Мне показалось, что Швачко преувеличивает. Обычно пособники предпочитали умалчивать о своей службе у врага, а здесь такая откровенность.

– В какой части у немцев служил Телкин? – решил я выяснить, насколько Швачко близко знал Телкина.

– Не могу сказать. Чего не знаю – того не знаю. По разговору – жил он в поселке, где находился лагерь.

– Как назывался поселок?

Швачко долго припоминал, но так и не вспомнил, кроме не совсем уверенного утверждения, что название поселка начиналось на букву «п».

– Вылетело из головы, хоть убей, – чесал он затылок.

– Почему он вам рассказывал о своем пособничестве оккупантам? Обычно скрывают...

– Подход, товарищ капитан, подход...

– Зачем вам нужен был подход к пособнику?

– Имел поручение.

– От кого?

– Я так и знал, что начнете копаться... И зачем только я сказал об этом Телкине. Когда готовился побег, мне поручил Мусиенко, царство ему небесное, прощупать Телкина – он мог бы нам помочь. Каждый день бывал в лагере. Когда я узнал, что он был помощником старосты да еще козырял этим, решил не связываться с ним. Продаст сразу...

– Мусиенко расстреляли?

– Я же сказал: царство ему небесное...

– Приметы Телкина?

– Приметы? Роста низкого. Такой небольшой шкет, – показал Швачко рукой себе по плечи, – а голова большая, лошадиная, ушей почти не видно, они будто прилипли к голове, глазки маленькие, зато нос длинный, похожий на паяльник. Я у него как-то спросил, как удалось пристроиться на такое теплое местечко? «Служи, заметят», – посоветовал он.

– Телкин не называл село?

– Не помню, но, кажется, тульский он.

– Район?

– Нет, этого не помню.

– Вернемся опять к старшему лейтенанту. К какому роду войск он принадлежал?

– Не знаю, не помню. Мусиенко с ним какой-то разговор провел, а потом переживал. Выяснил, кто он. Чуть ли не моряк оказался.

– Сухопутный моряк?

– Сказал, что слышал. О нем могут больше сказать те, с кем он в тюрьме в одной камере сидел.

– Вы можете назвать этих лиц?

– Так их всех, наверное, повесили. По слухам, он остался в тюрьме, а нас с Кальным – в штрафной.

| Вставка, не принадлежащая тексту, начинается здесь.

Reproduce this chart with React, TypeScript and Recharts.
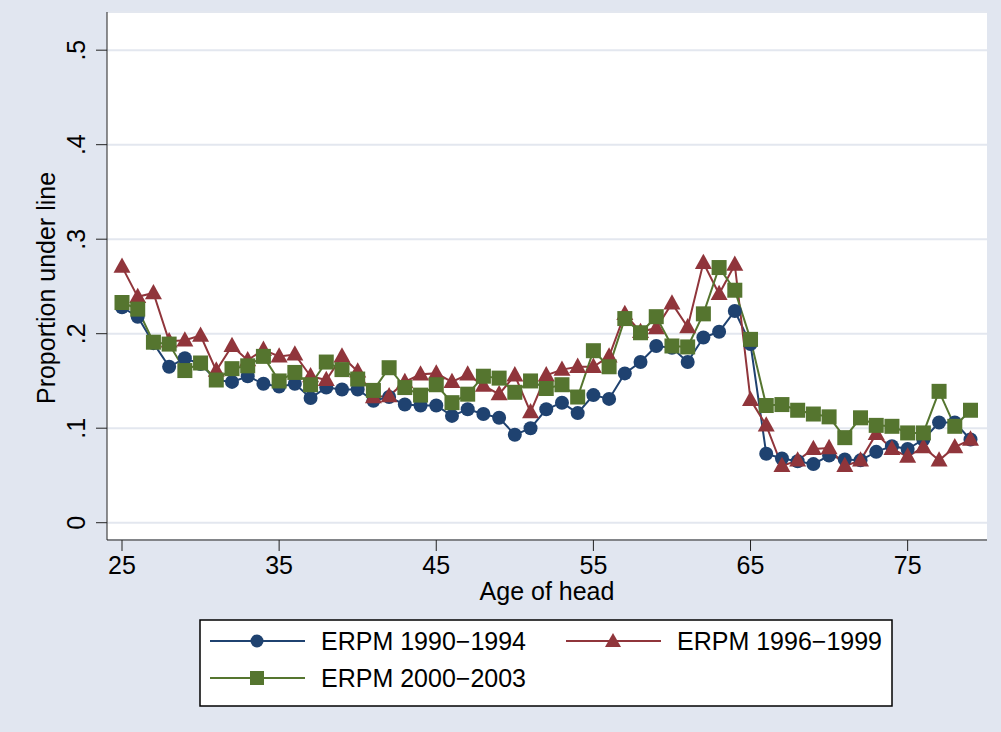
import { LineChart, Line, XAxis, YAxis, CartesianGrid, Legend } from 'recharts'

const ages = [
  25, 26, 27, 28, 29, 30, 31, 32, 33, 34, 35, 36, 37, 38, 39, 40, 41, 42, 43, 44, 45, 46, 47, 48, 49, 50, 51, 52,
  53, 54, 55, 56, 57, 58, 59, 60, 61, 62, 63, 64, 65, 66, 67, 68, 69, 70, 71, 72, 73, 74, 75, 76, 77, 78, 79,
]

const erpm9094 = [
  0.228, 0.218, 0.19, 0.165, 0.174, 0.168, 0.151, 0.149, 0.155, 0.147, 0.144, 0.147, 0.132, 0.143, 0.141, 0.141,
  0.129, 0.133, 0.125, 0.124, 0.124, 0.113, 0.12, 0.115, 0.111, 0.093, 0.1, 0.12, 0.127, 0.116, 0.135, 0.131,
  0.158, 0.17, 0.187, 0.185, 0.17, 0.196, 0.202, 0.224, 0.189, 0.073, 0.068, 0.065, 0.062, 0.071, 0.067, 0.066,
  0.075, 0.081, 0.078, 0.088, 0.106, 0.106, 0.088,
]

const erpm9699 = [
  0.271, 0.239, 0.243, 0.192, 0.193, 0.198, 0.161, 0.187, 0.172, 0.183, 0.176, 0.178, 0.155, 0.151, 0.176, 0.16,
  0.133, 0.134, 0.149, 0.157, 0.158, 0.149, 0.157, 0.145, 0.136, 0.156, 0.117, 0.156, 0.162, 0.165, 0.165, 0.176,
  0.221, 0.202, 0.206, 0.232, 0.207, 0.275, 0.242, 0.273, 0.13, 0.103, 0.06, 0.066, 0.078, 0.079, 0.06, 0.066,
  0.094, 0.078, 0.07, 0.08, 0.066, 0.08, 0.088,
]

const erpm0003 = [
  0.233, 0.226, 0.191, 0.189, 0.161, 0.169, 0.151, 0.163, 0.166, 0.176, 0.15, 0.159, 0.146, 0.17, 0.162, 0.152,
  0.14, 0.164, 0.143, 0.135, 0.146, 0.127, 0.136, 0.155, 0.153, 0.138, 0.15, 0.142, 0.146, 0.133, 0.182, 0.165,
  0.216, 0.201, 0.218, 0.187, 0.186, 0.221, 0.27, 0.246, 0.194, 0.124, 0.125, 0.119, 0.115, 0.112, 0.09, 0.111,
  0.103, 0.102, 0.095, 0.095, 0.139, 0.102, 0.119,
]

const xTicks = [25, 35, 45, 55, 65, 75]
const yTicks = [0, 0.1, 0.2, 0.3, 0.4, 0.5]

const seriesNames = ['ERPM 1990\u22121994', 'ERPM 1996\u22121999', 'ERPM 2000\u22122003']

const NAVY = '#1f4270'
const MAROON = '#90353b'
const GREEN = '#55752f'
const FONT = '"Liberation Sans", Arial, sans-serif'

const data = ages.map((age, i) => ({ age, s1: erpm9094[i], s2: erpm9699[i], s3: erpm0003[i] }))

const circle = (r: number, color: string) => (p: any) =>
  <circle key={p.index} cx={p.cx} cy={p.cy} r={r} fill={color} />

const triangle = (s: number, color: string) => (p: any) => {
  const h = s * 0.9
  return (
    <path
      key={p.index}
      d={`M${p.cx},${p.cy - h * 0.6} L${p.cx + s / 2},${p.cy + h * 0.4} L${p.cx - s / 2},${p.cy + h * 0.4} Z`}
      fill={color}
    />
  )
}

const square = (s: number, color: string) => (p: any) =>
  <rect key={p.index} x={p.cx - s / 2} y={p.cy - s / 2} width={s} height={s} fill={color} />

const XTick = ({ x, payload }: any) => (
  <text x={x} y={574} textAnchor="middle" fontSize={25} fontFamily={FONT} fill="#000">
    {payload.value}
  </text>
)

const YTick = ({ y, payload }: any) => {
  const v = payload.value
  const label = v === 0 ? '0' : '.' + Math.round(v * 10)
  return (
    <text x={85} y={y} transform={`rotate(-90, 85, ${y})`} textAnchor="middle" fontSize={25} fontFamily={FONT} fill="#000">
      {label}
    </text>
  )
}

const LegendItem = ({ x, y, color, marker, label }: any) => (
  <g>
    <line x1={x} y1={y} x2={x + 95} y2={y} stroke={color} strokeWidth={2} />
    {marker === 'circle' && <circle cx={x + 47} cy={y} r={6.5} fill={color} />}
    {marker === 'triangle' && <path d={`M${x + 47},${y - 8} L${x + 55},${y + 6} L${x + 39},${y + 6} Z`} fill={color} />}
    {marker === 'square' && <rect x={x + 40} y={y - 7} width={14} height={14} fill={color} />}
    <text x={x + 111} y={y + 9} fontSize={25} fontFamily={FONT} fill="#000">
      {label}
    </text>
  </g>
)

const LegendBox = () => (
  <svg width={694} height={88} style={{ display: 'block' }}>
    <rect x={1} y={1} width={692} height={86} fill="#fff" stroke="#000" strokeWidth={1.5} />
    <LegendItem x={11} y={22} color={NAVY} marker="circle" label={seriesNames[0]} />
    <LegendItem x={367} y={22} color={MAROON} marker="triangle" label={seriesNames[1]} />
    <LegendItem x={11} y={59} color={GREEN} marker="square" label={seriesNames[2]} />
  </svg>
)

export default function App() {
  return (
    <div style={{ position: 'absolute', left: 0, top: 0, width: 1001, height: 732, background: '#e1e6f0' }}>
      <LineChart width={1001} height={732} data={data} margin={{ top: 12, right: 14, left: 47, bottom: 132 }}>
        <CartesianGrid horizontal vertical={false} fill="#fff" stroke="#e3e7ef" strokeWidth={2} />
        <XAxis
          dataKey="age"
          type="number"
          domain={[24.045, 80.05]}
          ticks={xTicks}
          allowDataOverflow
          height={60}
          tickSize={11}
          stroke="#222"
          tick={<XTick />}
          label={{ value: 'Age of head', content: () => (
            <text x={547} y={600} textAnchor="middle" fontSize={25} fontFamily={FONT} fill="#000">Age of head</text>
          ) }}
        />
        <YAxis
          type="number"
          domain={[-0.0183, 0.5404]}
          ticks={yTicks}
          allowDataOverflow
          width={60}
          tickSize={11}
          stroke="#222"
          tick={<YTick />}
          label={{ value: 'Proportion under line', content: () => (
            <text x={55} y={288} transform="rotate(-90, 55, 288)" textAnchor="middle" fontSize={25} fontFamily={FONT} fill="#000">
              Proportion under line
            </text>
          ) }}
        />
        <Legend
          layout="horizontal"
          verticalAlign="middle"
          align="center"
          content={() => <LegendBox />}
          wrapperStyle={{ position: 'absolute', left: 199, top: 619, width: 694, height: 88 }}
        />
        <Line type="linear" dataKey="s1" stroke={NAVY} strokeWidth={2} dot={circle(7, NAVY)} activeDot={false} isAnimationActive={false} />
        <Line type="linear" dataKey="s2" stroke={MAROON} strokeWidth={2} dot={triangle(17, MAROON)} activeDot={false} isAnimationActive={false} />
        <Line type="linear" dataKey="s3" stroke={GREEN} strokeWidth={2} dot={square(15, GREEN)} activeDot={false} isAnimationActive={false} />
      </LineChart>
    </div>
  )
}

– Его называли по имени, по фамилии или еще как-нибудь?

– Да ну его к черту, чтобы я его называл! – начинал злиться Швачко.

– Может, Мусиенко как-то называл руководителя побега?

– Может. Я и так все перепутал, а вы будете меня таскать, допрашивать.

Швачко опять начал постукивать палкой, напоминая, что пора кончать. В комнате стало совсем темно. Электрического света не было, а лампа оказалась не заправленной керосином. Я поблагодарил его за все то, что он мне рассказал, и, отпуская домой, заметил, что, наверное, он будет меня ругать за задержку, но завтра разговор придется продолжить.

– Ругать не буду. Выговорился, на душе стало легче. Все, что знал, выложил, как у попа на исповеди. Больше говорить не о чем. До свидания.

– Оформим наш разговор протоколом.

Швачко не хотел связывать себя протоколом допроса, топтался у двери, собираясь, похоже, о чем-то спросить.

– Может, закажете сапоги? – наконец осмелел он, натягивая на голову кроликовую шапку.

– Сапоги у меня есть.

– Так на вас же кирзовые.

– Ничего, сойдут.

– Трудная у вас работа, товарищ капитан. Я бы ни за что не согласился. То ли дело шить сапоги, а потом на толкучке поторговаться за свой товар. Так как? Я вам сошью сапоги, а вы милиции скажите, чтобы они отстали от меня. Да и протокол, может, не нужен?

Швачко, видимо, хотел откупиться от меня сапогами. На следующий день в назначенное время он пришел сам. Я принялся за оформление протокола допроса.